● **Brief**
Quote word for word the lines below, beginning with the first and ending with the one that has "inf = [0.0, 0.99, 2.20, 1.52, 1.28]". Drop the pictures.
======== Source data
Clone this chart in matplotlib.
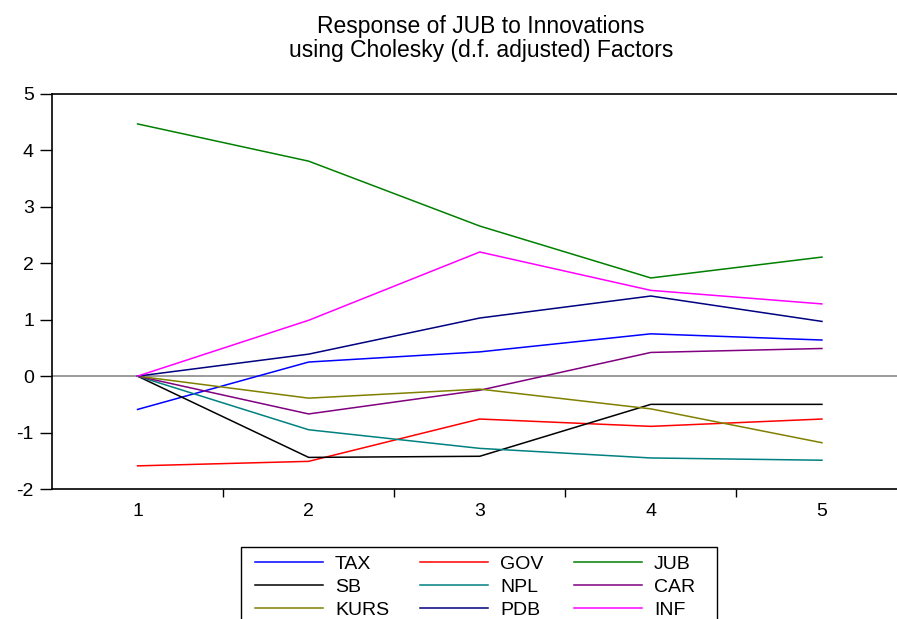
import matplotlib.pyplot as plt
from matplotlib.patches import Rectangle

plt.rcParams['font.family'] = ['Liberation Sans', 'DejaVu Sans']
plt.rcParams['axes.unicode_minus'] = False

# Response periods
periods = [1, 2, 3, 4, 5]

# Impulse responses of JUB
tax = [-0.59, 0.25, 0.43, 0.75, 0.64]
gov = [-1.59, -1.51, -0.76, -0.89, -0.76]
jub = [4.47, 3.81, 2.66, 1.74, 2.11]
sb = [0.0, -1.44, -1.42, -0.50, -0.50]
npl = [0.0, -0.95, -1.28, -1.45, -1.49]
car = [0.0, -0.67, -0.25, 0.42, 0.49]
kurs = [0.0, -0.39, -0.23, -0.58, -1.18]
pdb = [0.0, 0.39, 1.03, 1.42, 0.97]
inf = [0.0, 0.99, 2.20, 1.52, 1.28]

series = [
    ('TAX', tax, '#0000ff'),
    ('GOV', gov, '#ff0000'),
    ('JUB', jub, '#008000'),
    ('SB', sb, '#000000'),
    ('NPL', npl, '#008080'),
    ('CAR', car, '#800080'),
    ('KURS', kurs, '#808000'),
    ('PDB', pdb, '#000080'),
    ('INF', inf, '#ff00ff'),
]

W, H = 897, 619
fig = plt.figure(figsize=(W / 100, H / 100), dpi=100)
ax = fig.add_axes([52 / W, 130 / H, 855.5 / W, 395 / H])

handles = {}
for name, vals, col in series:
    h, = ax.plot(periods, vals, color=col, lw=1.1, label=name)
    handles[name] = h

ax.axhline(0, color='#808080', lw=1.1, zorder=0)

ax.set_xlim(0.5, 5.5)
ax.set_ylim(-2, 5)
ax.set_yticks(range(-2, 6))
ax.set_xticks(periods)
ax.set_xticks([1.5, 2.5, 3.5, 4.5], minor=True)
ax.tick_params(axis='x', which='major', length=0, pad=10, labelsize=14)
ax.tick_params(axis='x', which='minor', length=5.5, width=1, direction='out')
ax.tick_params(axis='y', length=9, width=1, direction='out', labelsize=14, pad=4)
for s in ax.spines.values():
    s.set_linewidth(1.2)
    s.set_color('#000000')

fig.text(0.536, 1 - 27 / H, 'Response of JUB to Innovations', ha='center', va='center', fontsize=16.5)
fig.text(0.536, 1 - 50 / H, 'using Cholesky (d.f. adjusted) Factors', ha='center', va='center', fontsize=16.5)

# legend box runs off the bottom of the figure
fig.patches.append(Rectangle((241 / W, -0.05), (717 - 241) / W, 0.05 + 1 - 547 / H,
                             transform=fig.transFigure, fill=False, edgecolor='#000000',
                             lw=1.0, clip_on=False))

order = ['TAX', 'SB', 'KURS', 'GOV', 'NPL', 'PDB', 'JUB', 'CAR', 'INF']
leg = fig.legend([handles[n] for n in order], order, ncol=3, loc='upper left',
                 bbox_to_anchor=(255 / W, 1 - 555 / H), borderaxespad=0, borderpad=0,
                 fontsize=14, handlelength=3.5, handletextpad=0.62, columnspacing=1.57,
                 labelspacing=0.29, frameon=False)

plt.savefig('out.png', dpi=100)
================
● **Exercise result**
Clone this chart in matplotlib.
import matplotlib.pyplot as plt
from matplotlib.patches import Rectangle

plt.rcParams['font.family'] = ['Liberation Sans', 'DejaVu Sans']
plt.rcParams['axes.unicode_minus'] = False

# Response periods
periods = [1, 2, 3, 4, 5]

# Impulse responses of JUB
tax = [-0.59, 0.25, 0.43, 0.75, 0.64]
gov = [-1.59, -1.51, -0.76, -0.89, -0.76]
jub = [4.47, 3.81, 2.66, 1.74, 2.11]
sb = [0.0, -1.44, -1.42, -0.50, -0.50]
npl = [0.0, -0.95, -1.28, -1.45, -1.49]
car = [0.0, -0.67, -0.25, 0.42, 0.49]
kurs = [0.0, -0.39, -0.23, -0.58, -1.18]
pdb = [0.0, 0.39, 1.03, 1.42, 0.97]
inf = [0.0, 0.99, 2.20, 1.52, 1.28]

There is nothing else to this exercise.